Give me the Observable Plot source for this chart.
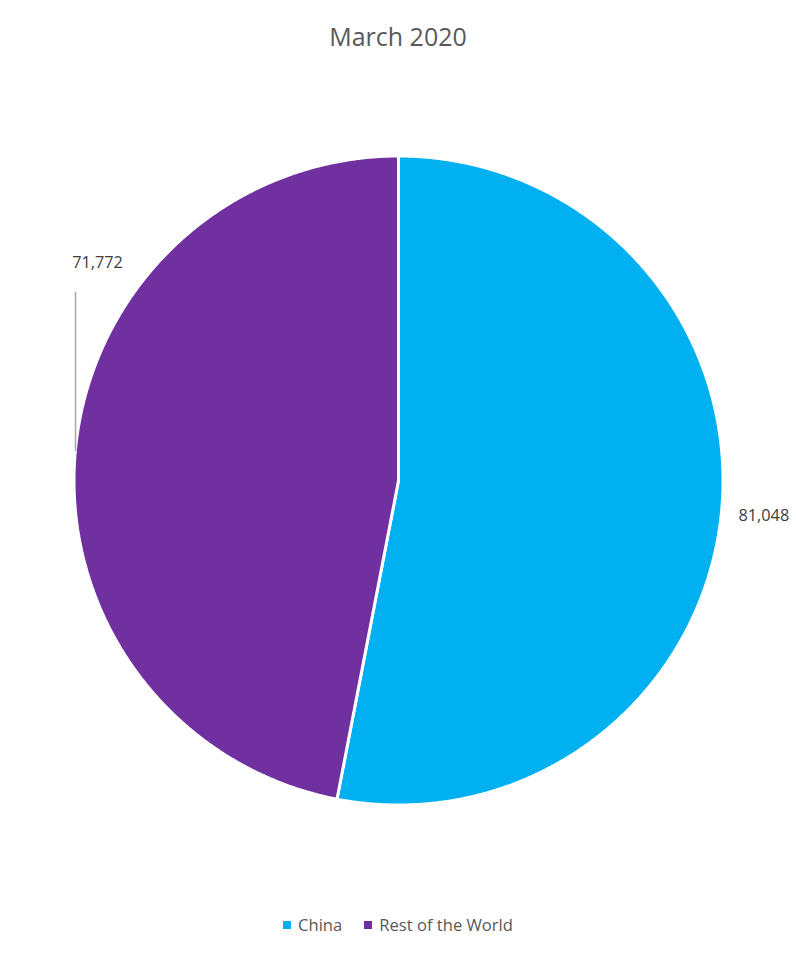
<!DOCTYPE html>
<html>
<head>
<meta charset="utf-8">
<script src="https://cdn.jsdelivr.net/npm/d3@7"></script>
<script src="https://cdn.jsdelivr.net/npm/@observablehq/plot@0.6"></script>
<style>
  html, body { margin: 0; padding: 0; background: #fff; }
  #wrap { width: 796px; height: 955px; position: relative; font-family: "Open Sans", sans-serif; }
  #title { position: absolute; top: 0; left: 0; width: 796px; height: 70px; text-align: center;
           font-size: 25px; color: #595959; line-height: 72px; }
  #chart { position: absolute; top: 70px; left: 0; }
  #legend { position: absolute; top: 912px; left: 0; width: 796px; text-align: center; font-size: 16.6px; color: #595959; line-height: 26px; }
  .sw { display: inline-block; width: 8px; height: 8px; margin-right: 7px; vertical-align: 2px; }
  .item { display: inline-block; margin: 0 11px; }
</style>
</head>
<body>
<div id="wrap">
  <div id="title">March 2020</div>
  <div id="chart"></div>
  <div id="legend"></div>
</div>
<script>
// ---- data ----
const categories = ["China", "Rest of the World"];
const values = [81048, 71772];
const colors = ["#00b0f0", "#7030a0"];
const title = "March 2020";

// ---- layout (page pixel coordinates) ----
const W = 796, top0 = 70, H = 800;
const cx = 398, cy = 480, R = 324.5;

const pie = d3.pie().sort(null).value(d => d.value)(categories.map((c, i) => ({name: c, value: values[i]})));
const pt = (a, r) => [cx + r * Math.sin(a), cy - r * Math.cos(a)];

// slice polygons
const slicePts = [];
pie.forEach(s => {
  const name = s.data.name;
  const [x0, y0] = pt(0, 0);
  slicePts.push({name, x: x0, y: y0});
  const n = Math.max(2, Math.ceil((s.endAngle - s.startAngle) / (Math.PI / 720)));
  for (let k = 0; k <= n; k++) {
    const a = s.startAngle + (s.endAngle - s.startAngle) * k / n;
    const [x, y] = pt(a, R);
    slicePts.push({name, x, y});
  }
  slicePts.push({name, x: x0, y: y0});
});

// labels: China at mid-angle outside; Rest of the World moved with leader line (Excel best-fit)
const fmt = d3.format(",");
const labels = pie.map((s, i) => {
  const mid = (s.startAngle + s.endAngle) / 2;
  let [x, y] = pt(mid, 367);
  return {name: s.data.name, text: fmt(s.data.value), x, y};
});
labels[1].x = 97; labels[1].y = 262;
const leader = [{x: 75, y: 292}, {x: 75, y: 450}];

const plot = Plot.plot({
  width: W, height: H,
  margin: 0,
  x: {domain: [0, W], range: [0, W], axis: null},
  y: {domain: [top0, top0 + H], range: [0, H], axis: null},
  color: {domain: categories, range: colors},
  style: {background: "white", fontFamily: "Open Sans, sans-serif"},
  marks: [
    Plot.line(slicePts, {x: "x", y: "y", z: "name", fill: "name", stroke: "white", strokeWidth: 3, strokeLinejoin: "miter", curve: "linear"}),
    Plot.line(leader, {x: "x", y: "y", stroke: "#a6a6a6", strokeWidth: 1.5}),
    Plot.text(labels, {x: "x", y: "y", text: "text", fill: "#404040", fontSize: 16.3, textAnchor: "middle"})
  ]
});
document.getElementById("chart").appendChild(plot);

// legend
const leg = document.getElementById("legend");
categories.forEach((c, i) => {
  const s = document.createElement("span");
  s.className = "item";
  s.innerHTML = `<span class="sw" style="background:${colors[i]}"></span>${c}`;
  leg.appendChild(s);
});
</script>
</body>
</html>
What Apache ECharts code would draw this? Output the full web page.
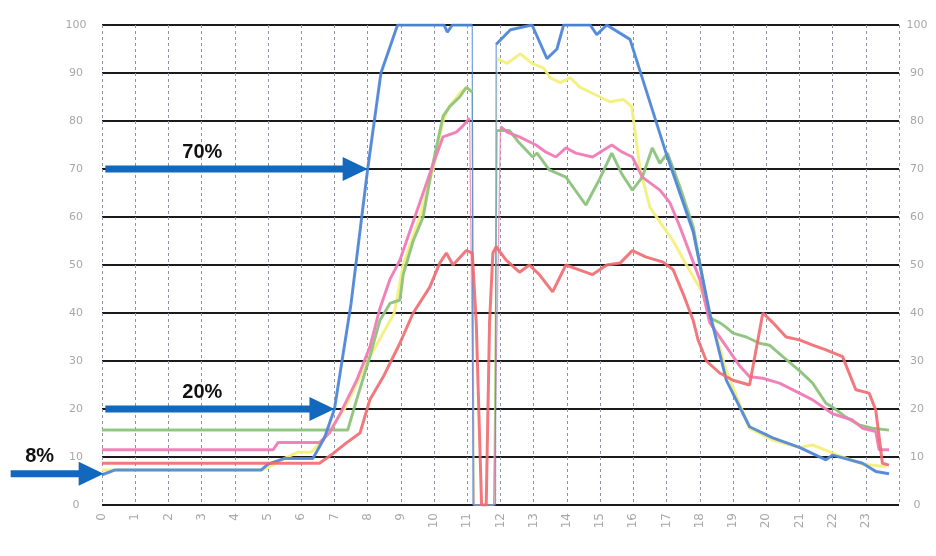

* [OBJECTIVE]
What is needed is an exact reproduction of the data, pictures excluded.

* [EXERCISE SOLUTION]
Give me the Observable Plot source for this chart.
<!DOCTYPE html>
<html>
<head>
<meta charset="utf-8">
<script src="https://cdn.jsdelivr.net/npm/d3@7"></script>
<script src="https://cdn.jsdelivr.net/npm/@observablehq/plot@0.6"></script>
<style>
  html, body { margin: 0; padding: 0; background: #fff; }
  #wrap { width: 796px; height: 955px; position: relative; font-family: "Open Sans", sans-serif; }
  #title { position: absolute; top: 0; left: 0; width: 796px; height: 70px; text-align: center;
           font-size: 25px; color: #595959; line-height: 72px; }
  #chart { position: absolute; top: 70px; left: 0; }
  #legend { position: absolute; top: 912px; left: 0; width: 796px; text-align: center; font-size: 16.6px; color: #595959; line-height: 26px; }
  .sw { display: inline-block; width: 8px; height: 8px; margin-right: 7px; vertical-align: 2px; }
  .item { display: inline-block; margin: 0 11px; }
</style>
</head>
<body>
<div id="wrap">
  <div id="title">March 2020</div>
  <div id="chart"></div>
  <div id="legend"></div>
</div>
<script>
// ---- data ----
const categories = ["China", "Rest of the World"];
const values = [81048, 71772];
const colors = ["#00b0f0", "#7030a0"];
const title = "March 2020";

// ---- layout (page pixel coordinates) ----
const W = 796, top0 = 70, H = 800;
const cx = 398, cy = 480, R = 324.5;

const pie = d3.pie().sort(null).value(d => d.value)(categories.map((c, i) => ({name: c, value: values[i]})));
const pt = (a, r) => [cx + r * Math.sin(a), cy - r * Math.cos(a)];

// slice polygons
const slicePts = [];
pie.forEach(s => {
  const name = s.data.name;
  const [x0, y0] = pt(0, 0);
  slicePts.push({name, x: x0, y: y0});
  const n = Math.max(2, Math.ceil((s.endAngle - s.startAngle) / (Math.PI / 720)));
  for (let k = 0; k <= n; k++) {
    const a = s.startAngle + (s.endAngle - s.startAngle) * k / n;
    const [x, y] = pt(a, R);
    slicePts.push({name, x, y});
  }
  slicePts.push({name, x: x0, y: y0});
});

// labels: China at mid-angle outside; Rest of the World moved with leader line (Excel best-fit)
const fmt = d3.format(",");
const labels = pie.map((s, i) => {
  const mid = (s.startAngle + s.endAngle) / 2;
  let [x, y] = pt(mid, 367);
  return {name: s.data.name, text: fmt(s.data.value), x, y};
});
labels[1].x = 97; labels[1].y = 262;
const leader = [{x: 75, y: 292}, {x: 75, y: 450}];

const plot = Plot.plot({
  width: W, height: H,
  margin: 0,
  x: {domain: [0, W], range: [0, W], axis: null},
  y: {domain: [top0, top0 + H], range: [0, H], axis: null},
  color: {domain: categories, range: colors},
  style: {background: "white", fontFamily: "Open Sans, sans-serif"},
  marks: [
    Plot.line(slicePts, {x: "x", y: "y", z: "name", fill: "name", stroke: "white", strokeWidth: 3, strokeLinejoin: "miter", curve: "linear"}),
    Plot.line(leader, {x: "x", y: "y", stroke: "#a6a6a6", strokeWidth: 1.5}),
    Plot.text(labels, {x: "x", y: "y", text: "text", fill: "#404040", fontSize: 16.3, textAnchor: "middle"})
  ]
});
document.getElementById("chart").appendChild(plot);

// legend
const leg = document.getElementById("legend");
categories.forEach((c, i) => {
  const s = document.createElement("span");
  s.className = "item";
  s.innerHTML = `<span class="sw" style="background:${colors[i]}"></span>${c}`;
  leg.appendChild(s);
});
</script>
</body>
</html>
What Apache ECharts code would draw this? Output the full web page.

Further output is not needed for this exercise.